• **Dataset records**:
# # #
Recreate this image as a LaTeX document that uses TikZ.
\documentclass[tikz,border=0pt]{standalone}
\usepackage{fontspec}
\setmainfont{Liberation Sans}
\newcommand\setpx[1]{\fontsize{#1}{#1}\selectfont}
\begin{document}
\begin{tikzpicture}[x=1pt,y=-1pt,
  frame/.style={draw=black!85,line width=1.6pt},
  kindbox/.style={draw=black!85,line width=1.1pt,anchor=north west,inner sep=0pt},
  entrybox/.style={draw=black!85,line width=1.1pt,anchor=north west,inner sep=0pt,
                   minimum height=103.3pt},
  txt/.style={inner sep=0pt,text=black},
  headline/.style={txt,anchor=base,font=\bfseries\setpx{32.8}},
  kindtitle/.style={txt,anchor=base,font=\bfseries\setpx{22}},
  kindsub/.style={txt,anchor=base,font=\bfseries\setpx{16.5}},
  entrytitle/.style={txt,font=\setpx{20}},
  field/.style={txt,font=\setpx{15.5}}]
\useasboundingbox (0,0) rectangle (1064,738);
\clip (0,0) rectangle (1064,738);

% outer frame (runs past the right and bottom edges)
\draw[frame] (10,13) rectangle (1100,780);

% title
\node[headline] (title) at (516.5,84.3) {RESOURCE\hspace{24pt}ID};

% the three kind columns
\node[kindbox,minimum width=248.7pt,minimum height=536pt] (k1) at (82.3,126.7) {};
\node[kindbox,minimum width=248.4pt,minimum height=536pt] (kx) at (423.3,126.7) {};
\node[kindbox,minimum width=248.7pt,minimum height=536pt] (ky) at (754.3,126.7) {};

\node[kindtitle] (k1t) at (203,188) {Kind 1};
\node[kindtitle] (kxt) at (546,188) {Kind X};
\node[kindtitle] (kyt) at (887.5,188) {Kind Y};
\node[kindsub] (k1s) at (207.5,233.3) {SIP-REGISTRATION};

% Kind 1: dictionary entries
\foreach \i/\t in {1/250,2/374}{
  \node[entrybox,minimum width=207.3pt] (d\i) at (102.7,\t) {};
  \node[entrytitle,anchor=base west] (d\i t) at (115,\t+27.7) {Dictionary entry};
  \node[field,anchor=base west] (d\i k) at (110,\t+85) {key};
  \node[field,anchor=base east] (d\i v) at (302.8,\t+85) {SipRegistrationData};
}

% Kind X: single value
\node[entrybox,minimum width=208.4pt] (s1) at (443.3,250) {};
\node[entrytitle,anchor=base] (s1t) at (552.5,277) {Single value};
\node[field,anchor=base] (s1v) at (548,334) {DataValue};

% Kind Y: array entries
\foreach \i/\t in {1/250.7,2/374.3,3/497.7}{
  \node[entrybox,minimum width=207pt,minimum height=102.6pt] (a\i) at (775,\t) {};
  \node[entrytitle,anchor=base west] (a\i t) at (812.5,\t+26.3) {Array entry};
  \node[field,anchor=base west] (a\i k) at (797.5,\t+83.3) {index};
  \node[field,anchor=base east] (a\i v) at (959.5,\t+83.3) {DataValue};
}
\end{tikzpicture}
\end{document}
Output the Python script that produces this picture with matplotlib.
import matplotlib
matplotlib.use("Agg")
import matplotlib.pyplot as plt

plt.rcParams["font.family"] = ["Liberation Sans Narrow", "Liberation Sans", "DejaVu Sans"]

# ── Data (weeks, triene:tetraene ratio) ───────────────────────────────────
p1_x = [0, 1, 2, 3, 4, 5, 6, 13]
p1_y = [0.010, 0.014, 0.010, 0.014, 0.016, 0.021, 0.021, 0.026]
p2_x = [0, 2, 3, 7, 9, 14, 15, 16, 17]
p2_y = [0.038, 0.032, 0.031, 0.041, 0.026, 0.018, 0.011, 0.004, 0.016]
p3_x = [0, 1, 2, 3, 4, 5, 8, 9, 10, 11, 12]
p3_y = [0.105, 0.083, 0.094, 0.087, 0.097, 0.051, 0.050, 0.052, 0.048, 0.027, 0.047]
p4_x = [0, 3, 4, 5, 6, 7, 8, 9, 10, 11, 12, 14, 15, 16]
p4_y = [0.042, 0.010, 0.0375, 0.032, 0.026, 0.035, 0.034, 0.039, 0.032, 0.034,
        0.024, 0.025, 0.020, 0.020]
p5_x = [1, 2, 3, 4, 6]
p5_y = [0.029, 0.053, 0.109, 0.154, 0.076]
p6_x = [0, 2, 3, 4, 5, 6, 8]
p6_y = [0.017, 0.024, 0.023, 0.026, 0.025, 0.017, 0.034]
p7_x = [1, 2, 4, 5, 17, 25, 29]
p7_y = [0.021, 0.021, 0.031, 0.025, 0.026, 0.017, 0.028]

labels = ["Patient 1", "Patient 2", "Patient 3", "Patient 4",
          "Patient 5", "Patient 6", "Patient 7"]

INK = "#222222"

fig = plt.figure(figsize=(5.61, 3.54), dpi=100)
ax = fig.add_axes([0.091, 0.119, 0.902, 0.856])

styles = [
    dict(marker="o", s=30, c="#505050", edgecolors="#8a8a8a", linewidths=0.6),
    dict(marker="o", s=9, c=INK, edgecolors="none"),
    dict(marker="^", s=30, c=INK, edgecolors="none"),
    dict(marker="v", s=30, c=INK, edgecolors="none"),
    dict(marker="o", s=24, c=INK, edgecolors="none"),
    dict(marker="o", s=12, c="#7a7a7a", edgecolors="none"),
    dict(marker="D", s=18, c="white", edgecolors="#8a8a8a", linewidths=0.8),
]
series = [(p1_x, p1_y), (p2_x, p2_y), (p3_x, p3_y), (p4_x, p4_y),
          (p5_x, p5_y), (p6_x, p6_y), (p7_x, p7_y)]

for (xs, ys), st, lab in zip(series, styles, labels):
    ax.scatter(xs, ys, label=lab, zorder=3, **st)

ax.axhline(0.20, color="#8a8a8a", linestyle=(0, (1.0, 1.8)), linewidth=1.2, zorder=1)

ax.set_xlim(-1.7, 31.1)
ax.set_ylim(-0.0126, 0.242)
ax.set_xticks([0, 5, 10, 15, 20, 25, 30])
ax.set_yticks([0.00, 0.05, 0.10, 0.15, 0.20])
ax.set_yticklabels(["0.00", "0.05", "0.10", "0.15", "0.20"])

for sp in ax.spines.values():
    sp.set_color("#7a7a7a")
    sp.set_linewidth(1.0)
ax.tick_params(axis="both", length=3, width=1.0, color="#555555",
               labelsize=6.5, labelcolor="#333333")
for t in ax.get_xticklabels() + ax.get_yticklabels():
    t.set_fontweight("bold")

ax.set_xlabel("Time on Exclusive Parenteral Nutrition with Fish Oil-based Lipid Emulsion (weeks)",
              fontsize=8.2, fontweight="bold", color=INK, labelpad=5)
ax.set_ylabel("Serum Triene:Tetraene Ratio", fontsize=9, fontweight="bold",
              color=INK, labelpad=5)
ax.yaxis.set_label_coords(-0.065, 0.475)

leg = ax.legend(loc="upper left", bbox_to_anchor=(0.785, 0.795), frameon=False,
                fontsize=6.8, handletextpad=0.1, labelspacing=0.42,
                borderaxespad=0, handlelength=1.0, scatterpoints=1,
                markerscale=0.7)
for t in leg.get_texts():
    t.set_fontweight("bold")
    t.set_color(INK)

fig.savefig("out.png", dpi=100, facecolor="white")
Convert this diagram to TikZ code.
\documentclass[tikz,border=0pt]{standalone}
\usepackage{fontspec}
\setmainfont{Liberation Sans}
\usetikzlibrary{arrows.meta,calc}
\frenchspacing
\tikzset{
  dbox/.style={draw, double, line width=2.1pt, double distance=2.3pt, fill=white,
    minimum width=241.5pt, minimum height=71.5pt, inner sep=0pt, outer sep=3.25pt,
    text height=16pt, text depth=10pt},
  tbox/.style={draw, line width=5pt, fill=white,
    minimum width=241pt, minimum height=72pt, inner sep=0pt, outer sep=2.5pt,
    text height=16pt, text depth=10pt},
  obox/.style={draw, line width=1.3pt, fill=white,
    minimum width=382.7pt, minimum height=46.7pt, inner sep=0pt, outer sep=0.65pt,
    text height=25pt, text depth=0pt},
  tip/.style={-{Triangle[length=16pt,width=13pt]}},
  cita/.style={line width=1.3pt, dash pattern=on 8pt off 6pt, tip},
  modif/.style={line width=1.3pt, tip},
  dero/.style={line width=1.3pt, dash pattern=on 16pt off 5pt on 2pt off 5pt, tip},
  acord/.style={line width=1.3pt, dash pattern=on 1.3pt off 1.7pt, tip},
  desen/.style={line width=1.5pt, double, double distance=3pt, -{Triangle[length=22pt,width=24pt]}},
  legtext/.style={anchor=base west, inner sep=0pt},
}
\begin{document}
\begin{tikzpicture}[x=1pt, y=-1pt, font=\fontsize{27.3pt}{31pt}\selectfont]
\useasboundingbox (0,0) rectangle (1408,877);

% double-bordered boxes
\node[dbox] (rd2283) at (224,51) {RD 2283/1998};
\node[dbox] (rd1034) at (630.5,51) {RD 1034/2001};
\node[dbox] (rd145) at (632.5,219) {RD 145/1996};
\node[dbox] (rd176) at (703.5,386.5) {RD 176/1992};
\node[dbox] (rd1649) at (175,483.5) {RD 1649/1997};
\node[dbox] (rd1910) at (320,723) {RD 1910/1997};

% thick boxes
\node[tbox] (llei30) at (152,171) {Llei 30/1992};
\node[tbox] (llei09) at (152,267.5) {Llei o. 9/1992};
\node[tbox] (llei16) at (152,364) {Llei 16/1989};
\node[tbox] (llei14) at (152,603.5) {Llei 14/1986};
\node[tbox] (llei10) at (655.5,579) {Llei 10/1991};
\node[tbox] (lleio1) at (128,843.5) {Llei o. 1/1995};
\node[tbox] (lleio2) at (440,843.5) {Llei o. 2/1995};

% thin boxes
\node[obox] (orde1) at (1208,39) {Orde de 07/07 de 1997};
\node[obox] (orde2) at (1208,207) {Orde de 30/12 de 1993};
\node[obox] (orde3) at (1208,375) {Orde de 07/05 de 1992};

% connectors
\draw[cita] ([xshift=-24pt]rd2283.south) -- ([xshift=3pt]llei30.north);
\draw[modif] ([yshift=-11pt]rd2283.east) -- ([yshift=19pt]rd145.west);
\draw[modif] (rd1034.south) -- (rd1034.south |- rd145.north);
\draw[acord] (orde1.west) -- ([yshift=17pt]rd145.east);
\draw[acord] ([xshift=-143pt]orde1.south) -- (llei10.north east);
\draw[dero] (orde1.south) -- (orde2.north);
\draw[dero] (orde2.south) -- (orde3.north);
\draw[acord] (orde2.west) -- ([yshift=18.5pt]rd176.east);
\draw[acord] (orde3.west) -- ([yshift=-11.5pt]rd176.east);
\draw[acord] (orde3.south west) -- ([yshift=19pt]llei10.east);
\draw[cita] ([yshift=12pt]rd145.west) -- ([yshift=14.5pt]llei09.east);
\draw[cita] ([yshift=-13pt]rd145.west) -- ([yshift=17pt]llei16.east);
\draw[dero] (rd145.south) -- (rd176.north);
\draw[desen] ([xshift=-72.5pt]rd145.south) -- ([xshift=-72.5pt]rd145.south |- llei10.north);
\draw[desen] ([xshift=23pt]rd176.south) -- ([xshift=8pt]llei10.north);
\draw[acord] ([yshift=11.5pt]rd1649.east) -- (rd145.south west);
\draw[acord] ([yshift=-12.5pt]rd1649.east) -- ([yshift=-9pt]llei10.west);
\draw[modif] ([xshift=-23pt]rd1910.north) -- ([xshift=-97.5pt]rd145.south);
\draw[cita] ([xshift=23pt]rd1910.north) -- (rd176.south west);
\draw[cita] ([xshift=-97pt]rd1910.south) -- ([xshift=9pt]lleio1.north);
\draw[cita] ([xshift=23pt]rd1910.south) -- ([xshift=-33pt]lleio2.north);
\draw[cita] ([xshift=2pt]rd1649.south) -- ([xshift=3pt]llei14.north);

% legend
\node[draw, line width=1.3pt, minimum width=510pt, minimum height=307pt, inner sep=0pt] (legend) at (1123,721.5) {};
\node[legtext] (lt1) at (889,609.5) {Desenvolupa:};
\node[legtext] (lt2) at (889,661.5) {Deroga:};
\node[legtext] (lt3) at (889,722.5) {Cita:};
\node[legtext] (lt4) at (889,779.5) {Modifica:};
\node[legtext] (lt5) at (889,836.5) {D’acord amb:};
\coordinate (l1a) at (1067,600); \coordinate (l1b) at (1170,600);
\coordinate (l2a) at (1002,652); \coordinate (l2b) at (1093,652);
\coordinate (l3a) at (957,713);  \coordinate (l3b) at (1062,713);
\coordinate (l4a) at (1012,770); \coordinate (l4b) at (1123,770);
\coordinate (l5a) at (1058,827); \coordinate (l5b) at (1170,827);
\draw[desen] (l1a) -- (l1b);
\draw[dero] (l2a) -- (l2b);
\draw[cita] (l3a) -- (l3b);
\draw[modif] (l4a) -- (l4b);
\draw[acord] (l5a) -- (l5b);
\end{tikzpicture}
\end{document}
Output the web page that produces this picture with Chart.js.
# # #
• **Aim**: Search the entries for the word "Output" and copy every line that has it.

• **Exercise response**:
Output the Python script that produces this picture with matplotlib.
Output the web page that produces this picture with Chart.js.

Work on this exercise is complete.